(Source code of charts)

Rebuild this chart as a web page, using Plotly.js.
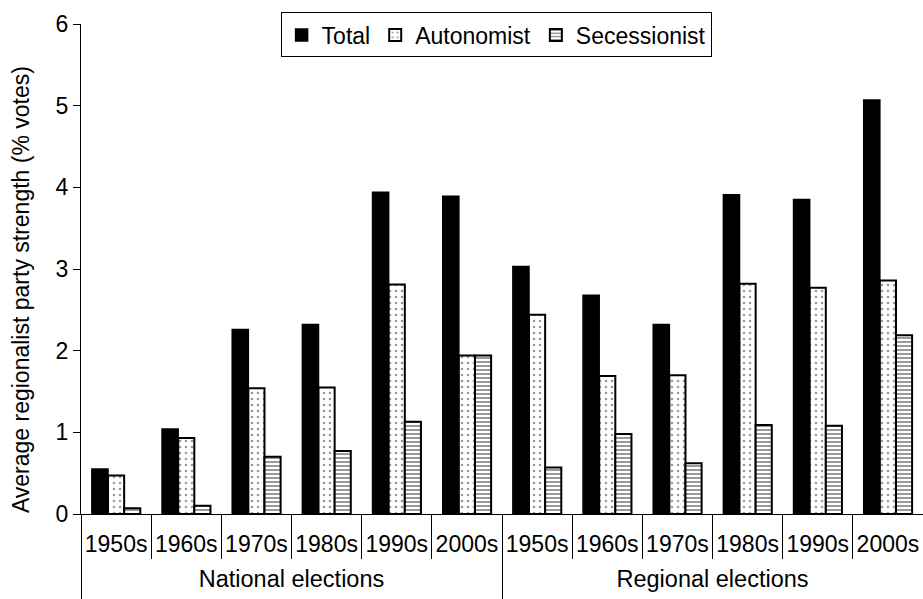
<!DOCTYPE html>
<html>
<head>
<meta charset="utf-8">
<script src="https://cdn.plot.ly/plotly-3.0.1.min.js"></script>
<style>html,body{margin:0;padding:0;background:#fff;}#chart{width:923px;height:599px;}</style>
</head>
<body>
<div id="chart"></div>
<script>
var groups = ['National elections', 'Regional elections'];
var decades = ['1950s', '1960s', '1970s', '1980s', '1990s', '2000s'];
var nationalTotal = [0.55, 1.04, 2.26, 2.32, 3.94, 3.89];
var nationalAutonomist = [0.47, 0.93, 1.54, 1.55, 2.81, 1.94];
var nationalSecessionist = [0.07, 0.10, 0.70, 0.77, 1.13, 1.94];
var regionalTotal = [3.03, 2.68, 2.32, 3.91, 3.85, 5.07];
var regionalAutonomist = [2.44, 1.69, 1.70, 2.82, 2.77, 2.86];
var regionalSecessionist = [0.57, 0.98, 0.62, 1.09, 1.08, 2.19];
var seriesNames = ['Total', 'Autonomist', 'Secessionist'];
var yTitle = 'Average regionalist party strength (% votes)';

// unique category keys (group + decade), shown with the decade label only
var keys = [], keyLabels = [];
groups.forEach(function (g) { decades.forEach(function (d) { keys.push(g + ' ' + d); keyLabels.push(d); }); });

var FONT = 'Liberation Sans, Arial, Helvetica, sans-serif';
var traces = [
  {
    type: 'bar', name: seriesNames[0], x: keys,
    y: nationalTotal.concat(regionalTotal),
    marker: { color: '#000000', line: { color: '#000000', width: 1.5 } }
  },
  {
    type: 'bar', name: seriesNames[1], x: keys,
    y: nationalAutonomist.concat(regionalAutonomist),
    marker: { color: '#ffffff', line: { color: '#000000', width: 2 },
      pattern: { shape: '.', fgcolor: '#9a9a9a', bgcolor: '#ffffff', size: 6, solidity: 0.15 } }
  },
  {
    type: 'bar', name: seriesNames[2], x: keys,
    y: nationalSecessionist.concat(regionalSecessionist),
    marker: { color: '#ffffff', line: { color: '#000000', width: 2 },
      pattern: { shape: '-', fgcolor: '#808080', bgcolor: '#ffffff', size: 4, solidity: 0.4 } }
  },
  {
    // carrier for the group-level axis (no visible marks)
    type: 'scatter', mode: 'markers', x: groups, y: groups.map(function () { return null; }),
    xaxis: 'x2', yaxis: 'y', showlegend: false, hoverinfo: 'skip', marker: { opacity: 0 }
  }
];

var layout = {
  width: 923, height: 599,
  margin: { l: 81, r: 0, t: 24, b: 85 },
  paper_bgcolor: '#ffffff', plot_bgcolor: '#ffffff',
  font: { family: FONT, size: 23, color: '#000000' },
  barmode: 'group', bargap: 0.31, bargroupgap: 0,
  showlegend: true,
  legend: {
    orientation: 'h', x: 0.493, xanchor: 'center', y: 1.0235, yanchor: 'top',
    bordercolor: '#000000', borderwidth: 1, bgcolor: '#ffffff',
    font: { family: FONT, size: 23, color: '#000000' }
  },
  xaxis: {
    type: 'category', categoryorder: 'array', categoryarray: keys,
    tickmode: 'array', tickvals: keys, ticktext: keyLabels,
    tickson: 'boundaries',
    showline: true, linecolor: '#000000', linewidth: 1,
    ticks: 'outside', ticklen: 44, tickcolor: '#000000', tickwidth: 1,
    ticklabelstandoff: 9, tickangle: 0,
    tickfont: { family: FONT, size: 23, color: '#000000' },
    showgrid: false, zeroline: false
  },
  xaxis2: {
    type: 'category', overlaying: 'x', anchor: 'y', side: 'bottom',
    categoryorder: 'array', categoryarray: groups, range: [-0.5, groups.length - 0.5],
    tickson: 'boundaries',
    showline: false,
    ticks: 'outside', ticklen: 85, tickcolor: '#000000', tickwidth: 1,
    ticklabelstandoff: 48, tickangle: 0,
    tickfont: { family: FONT, size: 23.5, color: '#000000' },
    showgrid: false, zeroline: false
  },
  yaxis: {
    range: [0, 6], dtick: 1, tick0: 0,
    showline: true, linecolor: '#000000', linewidth: 1,
    ticks: 'outside', ticklen: 7, tickcolor: '#000000', tickwidth: 1,
    showgrid: false, zeroline: false,
    tickfont: { family: FONT, size: 23, color: '#000000' }
  },
  annotations: [{
    text: yTitle, textangle: -90, showarrow: false,
    xref: 'paper', yref: 'paper', x: -0.0712, y: 0.457, xanchor: 'center', yanchor: 'middle',
    font: { family: FONT, size: 23, color: '#000000' }
  }]
};

Plotly.newPlot('chart', traces, layout, { displayModeBar: false, staticPlot: true });
</script>
</body>
</html>
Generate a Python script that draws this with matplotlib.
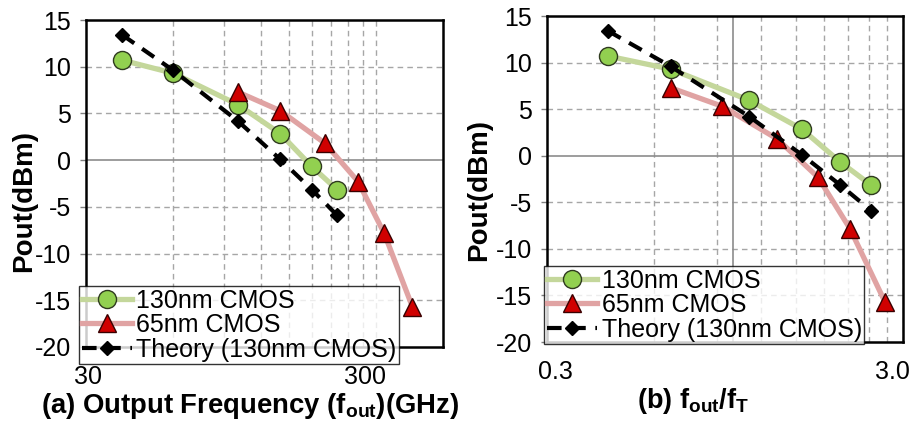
import matplotlib
matplotlib.use('Agg')
import matplotlib.pyplot as plt
from matplotlib import transforms

plt.rcParams['font.family'] = ['Liberation Sans', 'DejaVu Sans']
plt.rcParams['axes.unicode_minus'] = False
plt.rcParams['mathtext.fontset'] = 'custom'
plt.rcParams['mathtext.rm'] = 'Liberation Sans:bold'
plt.rcParams['mathtext.it'] = 'Liberation Sans:bold'
plt.rcParams['mathtext.bf'] = 'Liberation Sans:bold'

# output frequency, GHz
f_130 = [40, 60, 100, 140, 180, 220]
f_65 = [100, 140, 200, 260, 320, 400]
# output frequency normalised to fT
r_130 = [0.445, 0.667, 1.11, 1.56, 2.0, 2.44]
r_65 = [0.667, 0.933, 1.33, 1.73, 2.13, 2.67]
# output power, dBm
pout_130 = [10.7, 9.3, 5.95, 2.85, -0.68, -3.15]
pout_65 = [7.3, 5.3, 1.8, -2.3, -7.85, -15.7]
pout_theory = [13.4, 9.6, 4.2, 0.1, -3.15, -5.9]

labels = ['130nm CMOS', '65nm CMOS', 'Theory (130nm CMOS)']
yticks = [-20, -15, -10, -5, 0, 5, 10, 15]

W, H = 915, 421
fig = plt.figure(figsize=(W / 100, H / 100), dpi=100)


def box(x0, y0, x1, y1):
    return [x0 / W, 1 - y1 / H, (x1 - x0) / W, (y1 - y0) / H]


def shift(label, dx):
    label.set_transform(label.get_transform() +
                        transforms.ScaledTranslation(dx / 100, 0, fig.dpi_scale_trans))


def panel(ax, x130, x65, xlim, major, minor, major_lbl, nudge, vline=None):
    ax.set_xscale('log')
    ax.set_xlim(*xlim)
    ax.set_ylim(-20, 15)

    for m in minor + major[1:]:
        ax.axvline(m, color='#a6a6a6', lw=1, ls=(0, (4, 3)), zorder=1)
    for y in yticks[1:-1]:
        if y == 0:
            ax.axhline(0, color='#8c8c8c', lw=1.2, zorder=1)
        else:
            ax.axhline(y, color='#a6a6a6', lw=1, ls=(0, (4, 3)), zorder=1)
    if vline is not None:
        ax.axvline(vline, color='#8c8c8c', lw=1.2, zorder=1)

    ax.plot(x130, pout_130, color='#c4d79b', lw=3.8, marker='o', ms=13,
            mfc='#92d050', mec='#2f3a1f', mew=1.0, label=labels[0], zorder=4)
    ax.plot(x65, pout_65, color='#e0a3a3', lw=3.8, marker='^', ms=13,
            mfc='#d00000', mec='#3a0000', mew=1.0, label=labels[1], zorder=4)
    ax.plot(x130, pout_theory, color='black', lw=3, ls=(0, (3.5, 2.3)),
            marker='D', ms=7.5, mfc='black', mec='black', label=labels[2], zorder=5)

    ax.set_xticks(major)
    ax.set_xticklabels(major_lbl)
    ax.set_xticks([], minor=True)
    ax.set_yticks(yticks)
    ax.tick_params(axis='x', length=0, pad=13, labelsize=18)
    ax.tick_params(axis='y', length=4, width=1, color='#808080', pad=7, labelsize=18)
    # keep the end labels inside the plot width
    first, last = ax.get_xticklabels()
    shift(first, nudge[0])
    shift(last, nudge[1])
    for s in ax.spines.values():
        s.set_color('black')
        s.set_linewidth(1.8)


ax1 = fig.add_axes(box(86, 20, 443, 347))
panel(ax1, f_130, f_65, (30, 510), [30, 300],
      [60, 90, 120, 150, 180, 210, 240, 270], ['30', '300'], (2, -11))

ax2 = fig.add_axes(box(547, 16, 903, 342))
panel(ax2, r_130, r_65, (0.3, 3.0), [0.3, 3.0],
      [0.6, 0.9, 1.2, 1.5, 1.8, 2.1, 2.4, 2.7], ['0.3', '3.0'], (8, -11), vline=1.0)

for ax, (lx, ly) in ((ax1, (79, 286)), (ax2, (544, 266))):
    leg = ax.legend(loc='upper left', bbox_to_anchor=(lx / W, 1 - ly / H),
                    bbox_transform=fig.transFigure, fontsize=18, frameon=True,
                    fancybox=False, borderpad=0.1, borderaxespad=0,
                    handlelength=2.0, handletextpad=0.2, labelspacing=0.02)
    leg.get_frame().set_edgecolor('black')
    leg.get_frame().set_linewidth(1.0)
    leg.set_zorder(10)

fig.text(24 / W, 1 - 201 / H, 'Pout(dBm)', rotation=90, fontsize=20,
         fontweight='bold', ha='center', va='center')
fig.text(479 / W, 1 - 190 / H, 'Pout(dBm)', rotation=90, fontsize=20,
         fontweight='bold', ha='center', va='center')
fig.text(250 / W, 1 - 413 / H, r'(a) Output Frequency (f$_{out}$)(GHz)',
         fontsize=19.8, fontweight='bold', ha='center', va='baseline')
fig.text(693 / W, 1 - 408 / H, r'(b) f$_{out}$/f$_{T}$',
         fontsize=19.5, fontweight='bold', ha='center', va='baseline')

fig.savefig('out.png', dpi=100)
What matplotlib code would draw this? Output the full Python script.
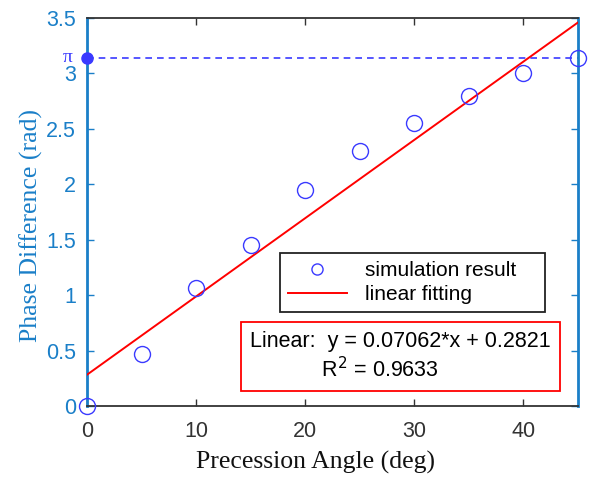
import numpy as np
import matplotlib
matplotlib.use('Agg')
import matplotlib.pyplot as plt
from matplotlib.lines import Line2D

# data
angle = [0, 5, 10, 15, 20, 25, 30, 35, 40, 45]
phase = [0.0, 0.47, 1.06, 1.45, 1.95, 2.30, 2.55, 2.80, 3.00, 3.14]
slope = 0.07062
intercept = 0.2821
r2 = 0.9633
x_ticks = [0, 10, 20, 30, 40]
y_ticks = [0, 0.5, 1, 1.5, 2, 2.5, 3, 3.5]

axis_blue = '#1a7fc8'
mark_blue = '#3a3aff'

plt.rcParams['font.family'] = ['Liberation Sans', 'DejaVu Sans']

fig = plt.figure(figsize=(5.89, 4.79), dpi=100)
ax = fig.add_axes([0.1477, 0.1524, 0.8336, 0.81])

# fitted line
xf = np.array([0, 45])
ax.plot(xf, slope * xf + intercept, color='red', lw=1.4, zorder=3)

# simulation points
ax.plot(angle, phase, 'o', ms=11.5, mfc='none', mec=mark_blue, mew=1.0,
        clip_on=False, zorder=4)

# pi reference
ax.axhline(np.pi, color=mark_blue, ls=(0, (4, 3)), lw=1.2, zorder=2)
ax.plot([0], [np.pi], 'o', ms=8, color=mark_blue, clip_on=False, zorder=5)
ax.text(-1.3, np.pi, 'π', color=mark_blue, fontsize=14, family='Liberation Serif',
        ha='right', va='center')

ax.set_xlim(0, 45)
ax.set_ylim(0, 3.5)
ax.set_xticks(x_ticks)
ax.set_yticks(y_ticks)
ax.set_yticklabels(['0', '0.5', '1', '1.5', '2', '2.5', '3', '3.5'])
ax.tick_params(direction='in', top=True, right=True, length=5, labelsize=15.5, width=1)
ax.tick_params(axis='x', colors='#333333', pad=11)
ax.tick_params(axis='y', colors=axis_blue, pad=8)

for side in ['left', 'right']:
    ax.spines[side].set_color(axis_blue)
    ax.spines[side].set_linewidth(2)
for side in ['top', 'bottom']:
    ax.spines[side].set_color('#333333')
    ax.spines[side].set_linewidth(1.3)

ax.set_xlabel('Precession Angle (deg)', family='Liberation Serif', fontsize=18.5,
              color='#111111')
ax.set_ylabel('Phase Difference (rad)', family='Liberation Serif', fontsize=18.5,
              color=axis_blue)
ax.xaxis.set_label_coords(0.466, -0.115)
ax.yaxis.set_label_coords(-0.09, 0.464)

# legend
handles = [Line2D([], [], marker='o', ls='none', ms=8, mfc='none', mec=mark_blue),
           Line2D([], [], color='red', lw=1.4)]
leg = ax.legend(handles, ['simulation result', 'linear fitting'],
                loc='upper left', bbox_to_anchor=(0.393, 0.394, 0.54, 0.0),
                mode='expand', fontsize=15, borderaxespad=0,
                fancybox=False, framealpha=1, edgecolor='#222222',
                handlelength=2.8, borderpad=0.4, labelspacing=0.22,
                handletextpad=0.9)
leg.get_frame().set_linewidth(1.3)

# fit text box
ax.text(0.638, 0.128, 'Linear:  y = 0.07062*x + 0.2821\n' + ' ' * 12 + 'R$^2$ = %.4f' % r2,
        transform=ax.transAxes, ha='center', va='center', multialignment='left',
        fontsize=15.5, linespacing=1.25,
        bbox=dict(boxstyle='square,pad=0.42', fc='white', ec='red', lw=1.3))

fig.savefig('out.png', dpi=100)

▶ _Task instructions_
Reproduce exactly the section that begins with the line containing "What matplotlib code" and ends with the line containing "ax.spines[side].set_linewidth(1.3)". Both boundary lines belong in the copy, but pictures do not.

▶ _Response_
What matplotlib code would draw this? Output the full Python script.
import numpy as np
import matplotlib
matplotlib.use('Agg')
import matplotlib.pyplot as plt
from matplotlib.lines import Line2D

# data
angle = [0, 5, 10, 15, 20, 25, 30, 35, 40, 45]
phase = [0.0, 0.47, 1.06, 1.45, 1.95, 2.30, 2.55, 2.80, 3.00, 3.14]
slope = 0.07062
intercept = 0.2821
r2 = 0.9633
x_ticks = [0, 10, 20, 30, 40]
y_ticks = [0, 0.5, 1, 1.5, 2, 2.5, 3, 3.5]

axis_blue = '#1a7fc8'
mark_blue = '#3a3aff'

plt.rcParams['font.family'] = ['Liberation Sans', 'DejaVu Sans']

fig = plt.figure(figsize=(5.89, 4.79), dpi=100)
ax = fig.add_axes([0.1477, 0.1524, 0.8336, 0.81])

# fitted line
xf = np.array([0, 45])
ax.plot(xf, slope * xf + intercept, color='red', lw=1.4, zorder=3)

# simulation points
ax.plot(angle, phase, 'o', ms=11.5, mfc='none', mec=mark_blue, mew=1.0,
        clip_on=False, zorder=4)

# pi reference
ax.axhline(np.pi, color=mark_blue, ls=(0, (4, 3)), lw=1.2, zorder=2)
ax.plot([0], [np.pi], 'o', ms=8, color=mark_blue, clip_on=False, zorder=5)
ax.text(-1.3, np.pi, 'π', color=mark_blue, fontsize=14, family='Liberation Serif',
        ha='right', va='center')

ax.set_xlim(0, 45)
ax.set_ylim(0, 3.5)
ax.set_xticks(x_ticks)
ax.set_yticks(y_ticks)
ax.set_yticklabels(['0', '0.5', '1', '1.5', '2', '2.5', '3', '3.5'])
ax.tick_params(direction='in', top=True, right=True, length=5, labelsize=15.5, width=1)
ax.tick_params(axis='x', colors='#333333', pad=11)
ax.tick_params(axis='y', colors=axis_blue, pad=8)

for side in ['left', 'right']:
    ax.spines[side].set_color(axis_blue)
    ax.spines[side].set_linewidth(2)
for side in ['top', 'bottom']:
    ax.spines[side].set_color('#333333')
    ax.spines[side].set_linewidth(1.3)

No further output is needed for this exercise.